Like the resource adequacy structure, the Index Storage Credit gives asset owners a predictable revenue floor.

"We still get to use our software and be able to maximize the value of the project, while also having something very stable that we can get financing on," Bishop said.

Bishop said that Key Capture Energy supports New York's attempt to procure energy storage while distributing risk between stakeholders.

Some in the industry, however, bristle at the complex framework. Especially upset are those who have grown accustomed to the simplicity of the PPA. Under New York's plan, asset owners need a robust software infrastructure and, likely, additional headcount in the form of energy traders and performance engineers.


GO DEEPER: Check out the Factor This! energy storage podcast playlist, including episodes on battery storage, long-duration energy storage, gravity storage, and more. Subscribe wherever you get your podcasts.


Software is key to 'finding the edge'

Software is emerging as the key differentiator among battery storage owners, and it's a critical tool to navigating the patchwork of policies being implemented across the U.S. Asset owners can develop their own software suite, an expensive endeavor, or opt for a third-party solution.

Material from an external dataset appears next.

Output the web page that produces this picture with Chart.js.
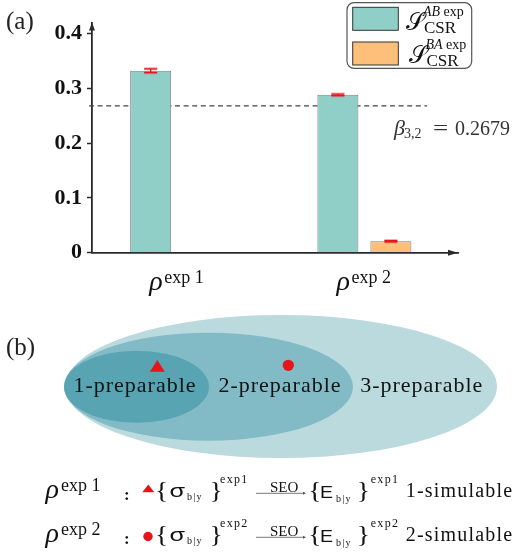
<!DOCTYPE html>
<html><head><meta charset="utf-8">
<script src="https://cdn.jsdelivr.net/npm/chart.js@4"></script>
<style>html,body{margin:0;padding:0;background:#fff}#wrap{width:514px;height:552px;position:relative}</style>
</head><body><div id="wrap"><canvas id="c" width="514" height="552"></canvas></div>
<script>
// ---------- data ----------
const categories = ['exp 1', 'exp 2'];          // superscripts of ρ
const seriesAB = [0.332, 0.288];
const seriesBA = [null, 0.021];
const errorsAB = [0.0035, 0.0015];
const errorsBA = [null, 0.0012];
const yTickValues = [0, 0.1, 0.2, 0.3, 0.4];
const yTickLabels = ['0', '0.1', '0.2', '0.3', '0.4'];
const betaValue = 0.2679;
const betaText = '0.2679';
const legendSup = [['AB', ' exp'], ['BA', ' exp']];
const setLabels = ['1-preparable', '2-preparable', '3-preparable'];
const rowSuper = ['exp1', 'exp2'];
const rowResult = ['1-simulable', '2-simulable'];

// ---------- style ----------
const TEAL = '#8fcfc8', ORANGE = '#fdbf79', AXIS = '#2a2a2a', RED = '#e8141c';
const SERIF = '"Liberation Serif", "Times New Roman", serif';
const SANS = '"Liberation Sans", Arial, sans-serif';

function txt(ctx, s, x, y, font, color, align, spacing, sx) {
  ctx.save();
  ctx.font = font; ctx.fillStyle = color || '#111';
  ctx.textAlign = align || 'left'; ctx.textBaseline = 'alphabetic';
  ctx.letterSpacing = (spacing || 0) + 'px';
  ctx.translate(x, y);
  if (sx) ctx.scale(sx, 1);
  ctx.fillText(s, 0, 0);
  const w = ctx.measureText(s).width * (sx || 1);
  ctx.restore();
  return w;
}

const toPts = (arr) => arr.map((v, i) => ({ x: i, y: v }));

const decorations = {
  id: 'decorations',
  beforeDatasetsDraw(chart) {
    const { ctx, chartArea, scales: { x, y } } = chart;
    const yy = y.getPixelForValue(betaValue);
    ctx.save();
    ctx.strokeStyle = '#444'; ctx.lineWidth = 1.3; ctx.setLineDash([5, 3.6]);
    ctx.beginPath(); ctx.moveTo(chartArea.left - 3, yy); ctx.lineTo(x.getPixelForValue(1.335), yy); ctx.stroke();
    ctx.restore();
  },
  afterDatasetsDraw(chart) {
    const { ctx, scales: { y } } = chart;
    const errs = [errorsAB, errorsBA];
    chart.data.datasets.forEach((ds, di) => {
      const meta = chart.getDatasetMeta(di);
      meta.data.forEach((el, i) => {
        const v = ds.data[i].y, e = errs[di][i];
        if (v == null || e == null) return;
        const y1 = y.getPixelForValue(v + e), y2 = y.getPixelForValue(v - e);
        const cx = el.x, hw = 6.5;
        ctx.save();
        ctx.strokeStyle = 'rgba(232,20,28,0.35)'; ctx.lineWidth = 3;
        ctx.beginPath();
        ctx.moveTo(cx - hw, y1); ctx.lineTo(cx + hw, y1);
        ctx.moveTo(cx - hw, y2); ctx.lineTo(cx + hw, y2);
        ctx.stroke();
        ctx.strokeStyle = RED; ctx.lineWidth = 1.3;
        ctx.beginPath();
        ctx.moveTo(cx - hw, y1); ctx.lineTo(cx + hw, y1);
        ctx.moveTo(cx - hw, y2); ctx.lineTo(cx + hw, y2);
        ctx.moveTo(cx, y1); ctx.lineTo(cx, y2);
        ctx.stroke();
        ctx.restore();
      });
    });
  },
  afterDraw(chart) {
    const { ctx, chartArea, scales: { x, y } } = chart;
    // axis arrows
    ctx.save();
    ctx.fillStyle = AXIS;
    ctx.beginPath();
    ctx.moveTo(chartArea.left, chartArea.top);
    ctx.lineTo(chartArea.left - 3, chartArea.top + 8);
    ctx.lineTo(chartArea.left + 3, chartArea.top + 8);
    ctx.closePath(); ctx.fill();
    ctx.beginPath();
    ctx.moveTo(chartArea.right, chartArea.bottom);
    ctx.lineTo(chartArea.right - 10, chartArea.bottom - 3);
    ctx.lineTo(chartArea.right - 10, chartArea.bottom + 3);
    ctx.closePath(); ctx.fill();
    ctx.restore();

    // panel labels
    txt(ctx, '(a)', 6, 29, '25px ' + SERIF, '#222');
    txt(ctx, '(b)', 6, 355, '25px ' + SERIF, '#222');

    // category labels
    categories.forEach((c, i) => {
      const cx = x.getPixelForValue(i);
      txt(ctx, 'ρ', cx - 28, 290, 'italic 28px ' + SERIF, '#111');
      txt(ctx, c, cx - 13, 283, '18px ' + SERIF, '#111');
    });

    // beta label
    const by = y.getPixelForValue(betaValue) + 29;
    txt(ctx, 'β', 394, by, 'italic 22px ' + SERIF, '#333');
    txt(ctx, '3,2', 404, by + 3, '14px ' + SERIF, '#333');
    txt(ctx, '=', 433, by, '20px ' + SERIF, '#333', 'left', 0, 1.35);
    txt(ctx, betaText, 455, by, '20px ' + SERIF, '#333');

    // legend
    ctx.save();
    ctx.beginPath(); ctx.roundRect(347, 2.7, 124.7, 65.6, 7);
    ctx.fillStyle = '#fff'; ctx.fill();
    ctx.strokeStyle = '#555'; ctx.lineWidth = 1.2; ctx.stroke();
    ctx.restore();
    chart.data.datasets.forEach((ds, i) => {
      const sy = 7.3 + i * 34.7;
      ctx.save();
      ctx.fillStyle = ds.backgroundColor; ctx.fillRect(352.7, sy, 45.6, 23);
      ctx.strokeStyle = '#333'; ctx.lineWidth = 1; ctx.strokeRect(352.7, sy, 45.6, 23);
      ctx.restore();
      const ty = 16 + i * 33.3, tx = 406 + i * 2.5;
      const ws = txt(ctx, '𝒮', tx, ty + 14, '24px "DejaVu Serif", "DejaVu Sans", ' + SERIF, '#111');
      const ox = Math.max(17, ws - 3);
      const w = txt(ctx, legendSup[i][0], tx + ox, ty, 'italic 14px ' + SERIF, '#111');
      txt(ctx, legendSup[i][1], tx + ox + w, ty, '14px ' + SERIF, '#111');
      txt(ctx, 'CSR', tx + ox + 1, ty + 16.7, '17px ' + SERIF, '#111');
    });

    // ---------- panel (b) ----------
    ctx.save();
    const ells = [[281, 386.5, 216, 71.5, '#badade'], [208.5, 386.7, 144.5, 54, '#82bac6'], [136.5, 386.7, 72.5, 36, '#59a4b3']];
    ells.forEach(([cx, cy, rx, ry, col]) => {
      ctx.beginPath(); ctx.ellipse(cx, cy, rx, ry, 0, 0, Math.PI * 2); ctx.fillStyle = col; ctx.fill();
    });
    ctx.restore();
    const setX = [135, 280, 421.7];
    setLabels.forEach((s, i) => txt(ctx, s, setX[i], 391.7, '22px ' + SERIF, '#111', 'center', 1));
    ctx.save(); ctx.fillStyle = RED;
    ctx.beginPath(); ctx.moveTo(157.3, 360); ctx.lineTo(164.8, 371.7); ctx.lineTo(149.8, 371.7); ctx.closePath(); ctx.fill();
    ctx.beginPath(); ctx.arc(288.3, 365.3, 5.6, 0, Math.PI * 2); ctx.fill();
    ctx.restore();

    // rows
    categories.forEach((c, i) => {
      const b = 491.3 + i * 44;
      txt(ctx, 'ρ', 45.5, b + 7, 'italic 28px ' + SERIF, '#111');
      txt(ctx, c, 61, b, '18px ' + SERIF, '#111');
      txt(ctx, ':', 124, b + 8.7, 'bold 17px ' + SERIF, '#111');
      ctx.save(); ctx.fillStyle = RED; ctx.beginPath();
      if (i === 0) { ctx.moveTo(148.3, b - 6.8); ctx.lineTo(154.3, b + 1); ctx.lineTo(142.3, b + 1); ctx.closePath(); }
      else { ctx.arc(148, b + 1.2, 4.7, 0, Math.PI * 2); }
      ctx.fill(); ctx.restore();
      txt(ctx, '{', 155, b + 6.4, '23px ' + SERIF, '#111', 'left', 0, 1.2);
      txt(ctx, 'σ', 169.5, b + 5.4, '18px ' + SANS, '#111', 'left', 0, 1.4);
      txt(ctx, 'b|y', 187, b + 8.5, '10px ' + SERIF, '#111', 'left', 1.2);
      txt(ctx, '}', 209.5, b + 6.4, '23px ' + SERIF, '#111', 'left', 0, 1.2);
      txt(ctx, rowSuper[i], 220, b - 8, '12px ' + SERIF, '#111', 'left', 1.3);
      ctx.save(); ctx.strokeStyle = '#777'; ctx.lineWidth = 1;
      ctx.beginPath(); ctx.moveTo(256, b + 2); ctx.lineTo(304, b + 2); ctx.stroke();
      ctx.fillStyle = '#555'; ctx.beginPath(); ctx.moveTo(306, b + 2); ctx.lineTo(303, b + 0.5); ctx.lineTo(303, b + 3.5); ctx.closePath(); ctx.fill();
      ctx.restore();
      txt(ctx, 'SEO', 270, b + 0.4, '15px ' + SERIF, '#111');
      txt(ctx, '{', 308.3, b + 6.4, '23px ' + SERIF, '#111', 'left', 0, 1.2);
      txt(ctx, 'E', 320, b + 7, '17px ' + SANS, '#111', 'left', 0, 1.15);
      txt(ctx, 'b|y', 336, b + 10.5, '10px ' + SERIF, '#111', 'left', 1.2);
      txt(ctx, '}', 356.7, b + 6.4, '23px ' + SERIF, '#111', 'left', 0, 1.2);
      txt(ctx, rowSuper[i], 370.7, b - 8, '12px ' + SERIF, '#111', 'left', 1.3);
      txt(ctx, rowResult[i], 405.7, b + 6, '20px ' + SERIF, '#111', 'left', 1.2);
    });
  }
};

new Chart(document.getElementById('c'), {
  type: 'bar',
  data: {
    datasets: [
      { label: 'S_CSR^AB exp', data: toPts(seriesAB), backgroundColor: TEAL, borderColor: '#808080', borderWidth: 1 },
      { label: 'S_CSR^BA exp', data: toPts(seriesBA), backgroundColor: ORANGE, borderColor: '#808080', borderWidth: 1 }
    ]
  },
  options: {
    responsive: false, animation: false, events: [],
    devicePixelRatio: 1,
    categoryPercentage: 0.5663, barPercentage: 0.7736,
    layout: { padding: { left: 0, top: 22.5, right: 56, bottom: 299.3 } },
    plugins: { legend: { display: false }, tooltip: { enabled: false } },
    scales: {
      x: {
        type: 'linear', min: -0.455, max: 1.5, offset: false,
        afterBuildTicks: (s) => { s.ticks = categories.map((c, i) => ({ value: i })); },
        afterFit: (s) => { s.height = 0; },
        ticks: { display: false },
        grid: { display: true, offset: false, drawOnChartArea: false, drawTicks: false },
        border: { display: true, color: AXIS, width: 1.8 }
      },
      y: {
        min: 0, max: 0.42,
        afterBuildTicks: (s) => { s.ticks = yTickValues.map(v => ({ value: v })); },
        afterFit: (s) => { s.width = 92; },
        ticks: {
          callback: (v) => { const k = yTickValues.findIndex(t => Math.abs(t - v) < 1e-9); return k >= 0 ? yTickLabels[k] : ''; },
          font: { family: SERIF, size: 22, weight: 'bold' }, color: '#111', padding: 5
        },
        grid: { display: true, drawOnChartArea: false, drawTicks: true, tickLength: 5, tickColor: AXIS, tickWidth: 1.5 },
        border: { display: true, color: AXIS, width: 1.8 }
      }
    }
  },
  plugins: [decorations]
});
</script>
</body></html>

It's a full circle moment for Bishop, who intended to begin his career in the tech industry before the dotcom bubble burst.

Bishop now describes Key Capture Energy as a tech company with infrastructure assets. Of the company's 90 employees, 15 spend the entire day coding to optimize battery storage systems.

"This company looks way more tech than I ever thought it would," he said.

Key Capture Energy chose to develop its own optimization software for a couple of reasons.

For one, timing played a role. The company scaled just as battery storage was finding its footing, and few alternative options existed in the market. For another, Bishop is apprehensive over sharing data with third-party vendors, who can then share that information his competitors.

"It's about continuously trying to find the edge," Bishop said.